::: Supplied records

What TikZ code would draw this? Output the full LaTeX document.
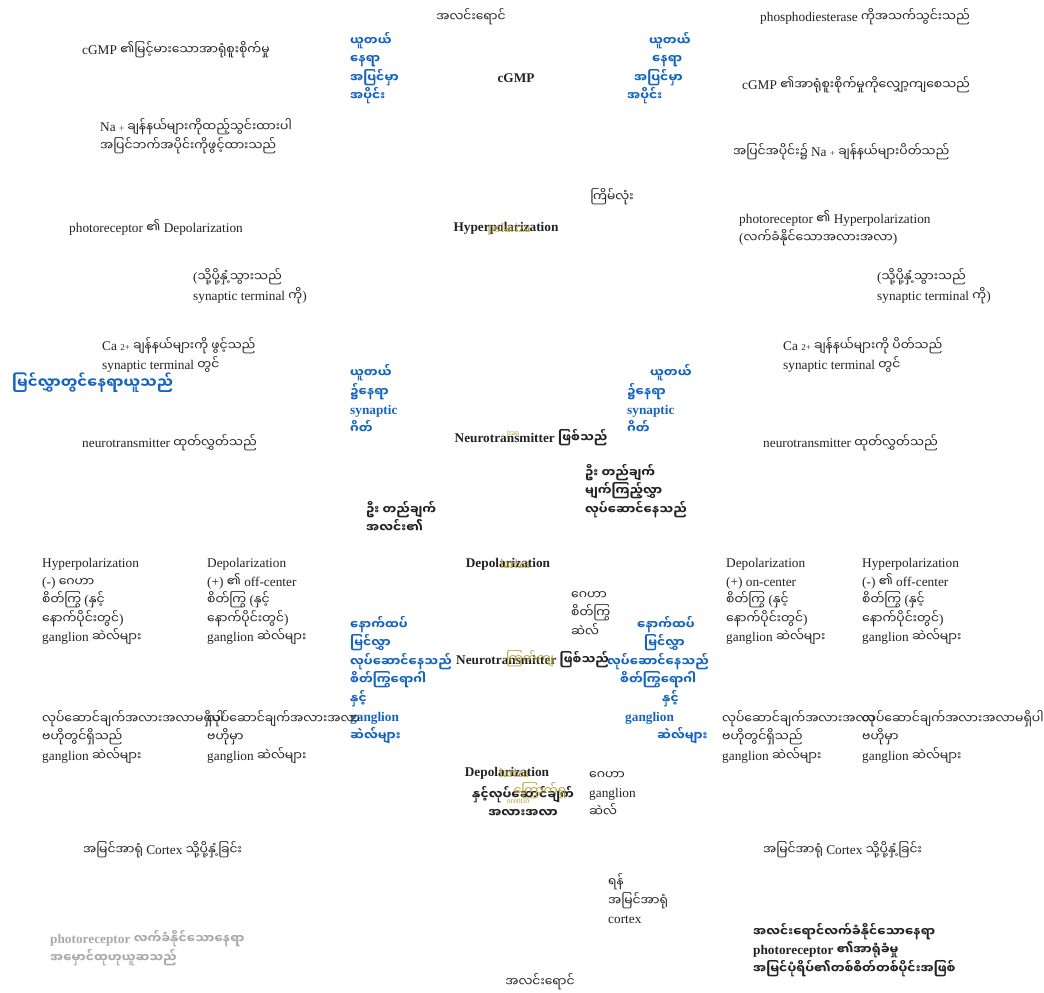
\documentclass[tikz,border=0pt]{standalone}
\usepackage{fontspec}
\setmainfont{Liberation Serif}
\newfontfamily\mmfont[Script=Myanmar,Scale=0.93]{Noto Sans Myanmar UI}
\usetikzlibrary{positioning}
\definecolor{ink}{HTML}{222222}
\definecolor{mmblue}{HTML}{1565C0}
\definecolor{gold}{HTML}{B9A032}
\definecolor{fadegray}{HTML}{A9A9A9}
\newcommand\mm[1]{{\mmfont #1}}
\newcommand\lblsize{\fontsize{13.3}{18.5}\selectfont}
\newcommand\sml[1]{{\fontsize{9}{9}\selectfont #1}}

\begin{document}
\begin{tikzpicture}[x=1pt,y=-1pt,
  lbl/.style={ink,font=\lblsize,inner sep=0pt,align=left,anchor=west},
  hd/.style={lbl,font=\lblsize\bfseries},
  blu/.style={hd,mmblue},
  glint/.style={gold,font=\lblsize,inner sep=0pt}]
  \useasboundingbox (0,0) rectangle (1044,993);
  % rod, top half
  \node[lbl,anchor=center] (light-top) at (471,17) {\mm{အလင်းရောင်}};
  \node[lbl] (cgmp-high) at (82,50) {cGMP \mm{၏မြင့်မားသောအာရုံစူးစိုက်မှု}};
  \node[blu] (out-seg-l) at (350,68) {\mm{ယူတယ်}\\\mm{နေရာ}\\\mm{အပြင်မှာ}\\\mm{အပိုင်း}};
  \node[hd,anchor=center] (cgmp) at (516,78) {cGMP};
  \node[blu] (out-seg-r) at (627,68) {\hspace*{22pt}\mm{ယူတယ်}\\\hspace*{25pt}\mm{နေရာ}\\\hspace*{7pt}\mm{အပြင်မှာ}\\\mm{အပိုင်း}};
  \node[lbl] (pde) at (760,17) {phosphodiesterase \mm{ကိုအသက်သွင်းသည်}};
  \node[lbl] (cgmp-low) at (742,85) {cGMP \mm{၏အာရုံစူးစိုက်မှုကိုလျှော့ကျစေသည်}};
  \node[lbl] (na-open) at (100,136) {Na \sml{+} \mm{ချန်နယ်များကိုထည့်သွင်းထားပါ}\\\mm{အပြင်ဘက်အပိုင်းကိုဖွင့်ထားသည်}};
  \node[lbl] (na-shut) at (733,152) {\mm{အပြင်အပိုင်း၌} Na \sml{+} \mm{ချန်နယ်များပိတ်သည်}};
  \node[lbl,anchor=center] (rod) at (612,197) {\mm{ကြိမ်လုံး}};
  \node[lbl] (depol-pr) at (69,227) {photoreceptor \mm{၏} Depolarization};
  \node[hd,anchor=center] (hyper) at (506,228) {Hyperpolarization};
  \node[glint] (hyper-g) at (509,229) {polariza};
  \node[lbl] (hyper-pr) at (739,228) {photoreceptor \mm{၏} Hyperpolarization\\(\mm{လက်ခံနိုင်သောအလားအလာ})};
  \node[lbl] (spread-l) at (193,286) {(\mm{သို့ပို့နှံ့သွားသည်}\\synaptic terminal \mm{ကို})};
  \node[lbl] (spread-r) at (877,286) {(\mm{သို့ပို့နှံ့သွားသည်}\\synaptic terminal \mm{ကို})};
  \node[lbl] (ca-open) at (102,355) {Ca \sml{2+} \mm{ချန်နယ်များကို ဖွင့်သည်}\\synaptic terminal \mm{တွင်}};
  \node[blu,font=\fontsize{16}{18}\selectfont\bfseries] (retina) at (12,383) {\mm{မြင်လွှာတွင်နေရာယူသည်}};
  \node[lbl] (nt-out-l) at (82,443) {neurotransmitter \mm{ထုတ်လွှတ်သည်}};
  \node[blu] (gate-l) at (350,399) {\mm{ယူတယ်}\\\mm{၌နေရာ}\\synaptic\\\mm{ဂိတ်}};
  \node[hd,anchor=center] (nt-1) at (531,438) {Neurotransmitter \mm{ဖြစ်သည်}};
  \node[glint,font=\fontsize{8}{8}\selectfont] (nt-1g) at (513,433) {tran};
  \node[blu] (gate-r) at (627,399) {\hspace*{23pt}\mm{ယူတယ်}\\\mm{၌နေရာ}\\synaptic\\\mm{ဂိတ်}};
  \node[lbl] (ca-shut) at (783,355) {Ca \sml{2+} \mm{ချန်နယ်များကို ပိတ်သည်}\\synaptic terminal \mm{တွင်}};
  \node[lbl] (nt-out-r) at (763,443) {neurotransmitter \mm{ထုတ်လွှတ်သည်}};
  \node[hd] (dir-r) at (585,491) {\mm{ဦး တည်ချက်}\\\mm{မျက်ကြည့်လွှာ}\\\mm{လုပ်ဆောင်နေသည်}};
  \node[hd] (dir-l) at (366,517) {\mm{ဦး တည်ချက်}\\\mm{အလင်း၏}};
  % bipolar and ganglion cells
  \node[hd,anchor=center] (depol-1) at (508,564) {Depolarization};
  \node[glint] (depol-1g) at (515,564) {lariza};
  \node[lbl] (hyp-l) at (42,602) {Hyperpolarization\\(-) \mm{ဂေဟာ}\\\mm{စိတ်ကြွ} (\mm{နှင့်}\\\mm{နောက်ပိုင်းတွင်})\\ganglion \mm{ဆဲလ်များ}};
  \node[lbl] (dep-l) at (207,602) {Depolarization\\(+) \mm{၏} off-center\\\mm{စိတ်ကြွ} (\mm{နှင့်}\\\mm{နောက်ပိုင်းတွင်})\\ganglion \mm{ဆဲလ်များ}};
  \node[lbl] (bip-1) at (571,614) {\mm{ဂေဟာ}\\\mm{စိတ်ကြွ}\\\mm{ဆဲလ်}};
  \node[blu] (more-l) at (350,680) {\mm{နောက်ထပ်}\\\mm{မြင်လွှာ}\\\mm{လုပ်ဆောင်နေသည်}\\\mm{စိတ်ကြွရောဂါ}\\\mm{နှင့်}\\ganglion\\\mm{ဆဲလ်များ}};
  \node[hd] (nt-2) at (456,660) {Neurotransmitter \mm{ဖြစ်သည်}};
  \node[glint,anchor=center] (nt-2g) at (530,659) {\mm{ကြက်ကျ}};
  \node[blu] (more-r) at (607,680) {\hspace*{30pt}\mm{နောက်ထပ်}\\\hspace*{37pt}\mm{မြင်လွှာ}\\\mm{လုပ်ဆောင်နေသည်}\\\hspace*{13pt}\mm{စိတ်ကြွရောဂါ}\\\hspace*{55pt}\mm{နှင့်}\\\hspace*{18pt}ganglion\\\hspace*{50pt}\mm{ဆဲလ်များ}};
  \node[lbl] (dep-r) at (726,602) {Depolarization\\(+) on-center\\\mm{စိတ်ကြွ} (\mm{နှင့်}\\\mm{နောက်ပိုင်းတွင်})\\ganglion \mm{ဆဲလ်များ}};
  \node[lbl] (hyp-r) at (862,602) {Hyperpolarization\\(-) \mm{၏} off-center\\\mm{စိတ်ကြွ} (\mm{နှင့်}\\\mm{နောက်ပိုင်းတွင်})\\ganglion \mm{ဆဲလ်များ}};
  \node[lbl] (ap-l1) at (42,737) {\mm{လုပ်ဆောင်ချက်အလားအလာမရှိပါ}\\\mm{ဗဟိုတွင်ရှိသည်}\\ganglion \mm{ဆဲလ်များ}};
  \node[lbl] (ap-l2) at (207,737) {\mm{လုပ်ဆောင်ချက်အလားအလာ}\\\mm{ဗဟိုမှာ}\\ganglion \mm{ဆဲလ်များ}};
  \node[lbl] (ap-r1) at (722,737) {\mm{လုပ်ဆောင်ချက်အလားအလာ}\\\mm{ဗဟိုတွင်ရှိသည်}\\ganglion \mm{ဆဲလ်များ}};
  \node[lbl] (ap-r2) at (862,737) {\mm{လုပ်ဆောင်ချက်အလားအလာမရှိပါ}\\\mm{ဗဟိုမှာ}\\ganglion \mm{ဆဲလ်များ}};
  \node[hd,anchor=center] (depol-2) at (507,773) {Depolarization};
  \node[glint] (depol-2g) at (514,773) {lariza};
  \node[hd,anchor=center,align=center] (ap-c) at (523,802) {\mm{နှင့်လုပ်ဆောင်ချက်}\\\mm{အလားအလာ}};
  \node[glint,anchor=center] (ap-cg) at (540,791) {\mm{ကြောက်ရှ}};
  \node[glint,anchor=center,font=\fontsize{8}{8}\selectfont] (ap-cg2) at (518,801) {orentio};
  \node[lbl] (gang-c) at (589,794) {\mm{ဂေဟာ}\\ganglion\\\mm{ဆဲလ်}};
  % to the cortex
  \node[lbl] (cortex-l) at (83,850) {\mm{အမြင်အာရုံ} Cortex \mm{သို့ပို့နှံ့ခြင်း}};
  \node[lbl] (cortex-r) at (763,850) {\mm{အမြင်အာရုံ} Cortex \mm{သို့ပို့နှံ့ခြင်း}};
  \node[lbl] (to-cortex) at (608,899) {\mm{ရန်}\\\mm{အမြင်အာရုံ}\\cortex};
  \node[hd,fadegray] (dark) at (50,948) {photoreceptor \mm{လက်ခံနိုင်သောနေရာ}\\\mm{အမှောင်ထုဟုယူဆသည်}};
  \node[hd] (lit) at (753,950) {\mm{အလင်းရောင်လက်ခံနိုင်သောနေရာ}\\photoreceptor \mm{၏အာရုံခံမှု}\\\mm{အမြင်ပုံရိပ်၏တစ်စိတ်တစ်ပိုင်းအဖြစ်}};
  \node[lbl,anchor=center] (light-bot) at (540,982) {\mm{အလင်းရောင်}};
\end{tikzpicture}
\end{document}
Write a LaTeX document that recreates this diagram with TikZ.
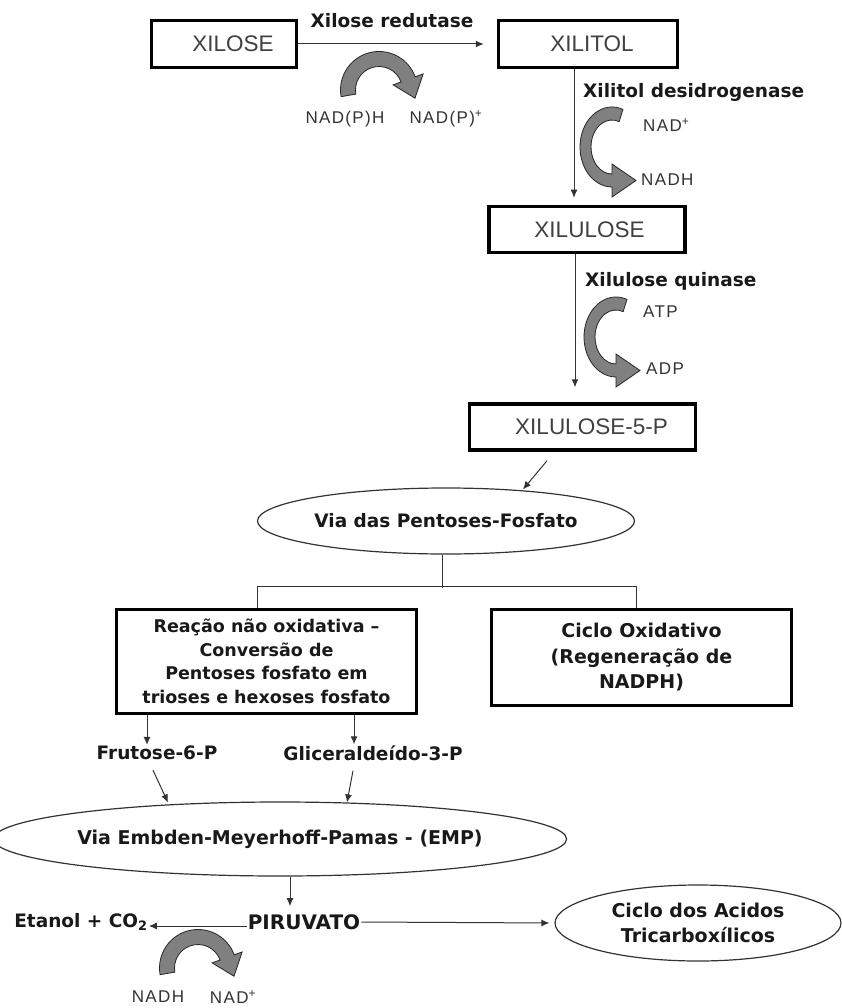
\documentclass[tikz,border=0pt]{standalone}
\usepackage{fontspec}
\setmainfont{Liberation Sans}
\newfontfamily\labelfont{DejaVu Sans}
\usetikzlibrary{arrows.meta, shapes.geometric}

\tikzset{
    sugar/.style={rectangle, draw=black, line width=3.5pt, text=black!75, inner sep=0pt,
        font=\fontsize{22.5}{26}\selectfont},
    stepbox/.style={rectangle, draw=black, line width=3.5pt, text=black!90, inner sep=0pt, align=center},
    pathway/.style={ellipse, draw=black!80, line width=1.2pt, inner sep=0pt, align=center, text=black!90,
        font=\labelfont\bfseries\fontsize{18.5}{24}\selectfont},
    enzyme/.style={inner sep=0pt, text=black!90, font=\labelfont\bfseries\fontsize{18.5}{22}\selectfont},
    cofactor/.style={inner sep=0pt, text=black!80,
        font=\fontsize{17}{20}\selectfont\addfontfeature{LetterSpace=8}},
    flow/.style={->, draw=black!80, line width=1pt},
    cofarrow/.style={fill=black!50, draw=black!85, line width=0.8pt},
}

\begin{document}
\begin{tikzpicture}[x=1pt, y=1pt, >={Latex[length=8pt, width=7pt]}]
    \useasboundingbox[fill=white] (0,0) rectangle (842,-1008);
    % Xylose path (boxes)
    \node[sugar, minimum width=145, minimum height=47] (xilose) at (224,-44) {\hspace*{18pt}XILOSE};
    \node[sugar, minimum width=179, minimum height=47] (xilitol) at (588,-44) {\hspace*{8pt}XILITOL};
    \node[sugar, minimum width=196, minimum height=46] (xilulose) at (587,-229.5) {\hspace*{5pt}XILULOSE};
    \node[sugar, minimum width=226, minimum height=46] (x5p) at (582.5,-427) {\hspace*{18pt}XILULOSE-5-P};

    % Enzymes
    \node[enzyme] (redutase) at (392,-21) {Xilose redutase};
    \node[enzyme, anchor=west] (desidro) at (583,-92) {Xilitol desidrogenase};
    \node[enzyme, anchor=west] (quinase) at (585,-281) {Xilulose quinase};

    % Cofactors
    \node[cofactor] (nadph1) at (345,-119) {NAD(P)H};
    \node[cofactor] (nadp1) at (446,-119) {NAD(P)\textsuperscript{+}};
    \node[cofactor, anchor=west] (nad2) at (643,-125) {NAD\textsuperscript{+}};
    \node[cofactor, anchor=west] (nadh2) at (641,-180) {NADH};
    \node[cofactor, anchor=west] (atp) at (643,-312) {ATP};
    \node[cofactor, anchor=west] (adp) at (646,-369) {ADP};
    \node[cofactor] (nadh4) at (158,-997) {NADH};
    \node[cofactor] (nad4) at (233,-997) {NAD\textsuperscript{+}};

    % Pentose phosphate pathway
    \node[pathway, minimum width=377, minimum height=66] (ppp) at (446,-521) {Via das Pentoses-Fosfato};
    \node[stepbox, minimum width=300, minimum height=104,
        font=\labelfont\bfseries\fontsize{17.5}{23.5}\selectfont] (nonox) at (266.5,-661.5)
        {Reação não oxidativa –\\Conversão de\\Pentoses fosfato em\\trioses e hexoses fosfato};
    \node[stepbox, minimum width=300, minimum height=96,
        font=\labelfont\bfseries\fontsize{19}{25.5}\selectfont] (oxid) at (641.5,-657.5)
        {Ciclo Oxidativo\\(Regeneração de\\NADPH)};

    % Trioses and hexoses
    \node[enzyme] (frut) at (157,-753) {Frutose-6-P};
    \node[enzyme] (glic) at (373,-753) {Gliceraldeído-3-P};

    % Glycolysis and pyruvate
    \node[pathway, minimum width=475, minimum height=74, font=\labelfont\bfseries\fontsize{19}{24}\selectfont]
        (emp) at (280,-839) {Via Embden-Meyerhoff-Pamas - (EMP)};
    \node[enzyme, inner sep=1pt, font=\labelfont\bfseries\fontsize{20}{24}\selectfont] (piru) at (304,-922) {PIRUVATO};
    \node[enzyme, inner sep=1pt] (etanol) at (81,-922) {Etanol + CO\textsubscript{2}};
    \node[pathway, minimum width=286, minimum height=76, font=\labelfont\bfseries\fontsize{19}{25}\selectfont]
        (tca) at (698,-923) {Ciclo dos Acidos\\Tricarboxílicos};

    % Connections: xylose to xylulose-5-P
    \draw[flow, shorten >=13pt] (xilose) -- (xilitol);
    \draw[flow, shorten >=7pt] ([xshift=-14pt]xilitol.south) -- ([xshift=-13pt]xilulose.north);
    \draw[flow, shorten >=15pt] ([xshift=-12pt]xilulose.south) -- ([xshift=-7.5pt]x5p.south |- x5p.north);
    \draw[flow] ([shift={(-35.5pt,-9pt)}]x5p.south) -- ([shift={(77pt,-2pt)}]ppp.north);

    % Branches of the pentose phosphate pathway
    \draw[draw=black!80, line width=1pt] ([xshift=-4pt]ppp.south) -- ++(0,-33);
    \draw[draw=black!80, line width=1pt] ([xshift=-9.5pt]nonox.north) -- ++(0,21) -| ([xshift=-5.5pt]oxid.north);

    % Non oxidative products into EMP
    \draw[flow] ([xshift=-119.5pt]nonox.south) -- ([xshift=-10pt,yshift=1pt]frut.north);
    \draw[flow] ([xshift=87.5pt]nonox.south) -- ([xshift=-19pt,yshift=1pt]glic.north);
    \draw[flow] ([shift={(-4pt,-10pt)}]frut.south) -- ([shift={(-112pt,-1pt)}]emp.north);
    \draw[flow] ([shift={(-20pt,-10pt)}]glic.south) -- ([shift={(67pt,-1pt)}]emp.north);

    % Pyruvate
    \draw[flow, shorten >=7pt] ([xshift=10pt]emp.south) -- ([xshift=-14pt]piru.north);
    \draw[flow] ([yshift=-4pt]piru.west) -- ([yshift=-4pt]etanol.east);
    \draw[flow, shorten >=5pt] (piru.east) -- (tca.west);

    % Cofactor arrows (arch shaped)
    \foreach \cx/\cy in {379/-90, 198/-968} {
        \path[cofarrow, shift={(\cx,\cy)}] (190:38.5) arc[start angle=190, end angle=20, radius=38.5]
            -- (20:47) -- (35.97,-8.19) -- (20:15) -- (20:23.5)
            arc[start angle=20, end angle=190, radius=23.5] -- cycle;
    }
    % Cofactor arrows (C shaped)
    \foreach \cx/\cy in {612/-147, 616/-337} {
        \path[cofarrow, shift={(\cx,\cy)}] (70:32 and 40) arc[start angle=70, end angle=270, x radius=32, y radius=40]
            -- (0,-50) -- (24,-33.5) -- (0,-17) -- (0,-27)
            arc[start angle=270, end angle=70, x radius=21, y radius=27] -- cycle;
    }
\end{tikzpicture}
\end{document}
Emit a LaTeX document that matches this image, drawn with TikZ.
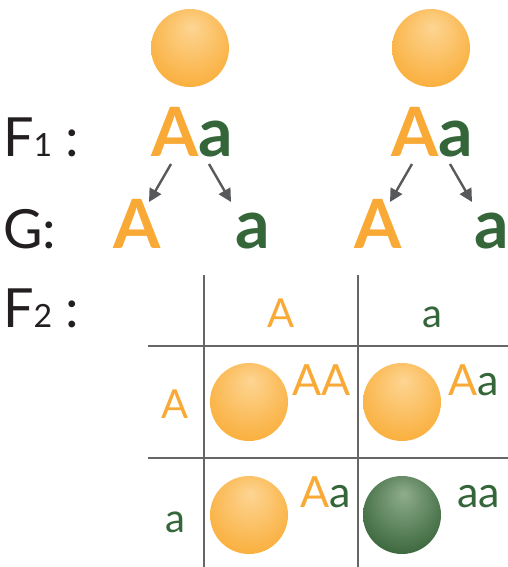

::::::

Problem details = In the records above, find the line with "Write a LaTeX" and the line with "anchor=west] (quinase) at", then restate word for word only those two lines and all lines between, omitting pictures.

The response =
Write a LaTeX document that recreates this diagram with TikZ.
\documentclass[tikz,border=0pt]{standalone}
\usepackage{fontspec}
\setmainfont{Liberation Sans}
\newfontfamily\labelfont{DejaVu Sans}
\usetikzlibrary{arrows.meta, shapes.geometric}

\tikzset{
    sugar/.style={rectangle, draw=black, line width=3.5pt, text=black!75, inner sep=0pt,
        font=\fontsize{22.5}{26}\selectfont},
    stepbox/.style={rectangle, draw=black, line width=3.5pt, text=black!90, inner sep=0pt, align=center},
    pathway/.style={ellipse, draw=black!80, line width=1.2pt, inner sep=0pt, align=center, text=black!90,
        font=\labelfont\bfseries\fontsize{18.5}{24}\selectfont},
    enzyme/.style={inner sep=0pt, text=black!90, font=\labelfont\bfseries\fontsize{18.5}{22}\selectfont},
    cofactor/.style={inner sep=0pt, text=black!80,
        font=\fontsize{17}{20}\selectfont\addfontfeature{LetterSpace=8}},
    flow/.style={->, draw=black!80, line width=1pt},
    cofarrow/.style={fill=black!50, draw=black!85, line width=0.8pt},
}

\begin{document}
\begin{tikzpicture}[x=1pt, y=1pt, >={Latex[length=8pt, width=7pt]}]
    \useasboundingbox[fill=white] (0,0) rectangle (842,-1008);
    % Xylose path (boxes)
    \node[sugar, minimum width=145, minimum height=47] (xilose) at (224,-44) {\hspace*{18pt}XILOSE};
    \node[sugar, minimum width=179, minimum height=47] (xilitol) at (588,-44) {\hspace*{8pt}XILITOL};
    \node[sugar, minimum width=196, minimum height=46] (xilulose) at (587,-229.5) {\hspace*{5pt}XILULOSE};
    \node[sugar, minimum width=226, minimum height=46] (x5p) at (582.5,-427) {\hspace*{18pt}XILULOSE-5-P};

    % Enzymes
    \node[enzyme] (redutase) at (392,-21) {Xilose redutase};
    \node[enzyme, anchor=west] (desidro) at (583,-92) {Xilitol desidrogenase};
    \node[enzyme, anchor=west] (quinase) at (585,-281) {Xilulose quinase};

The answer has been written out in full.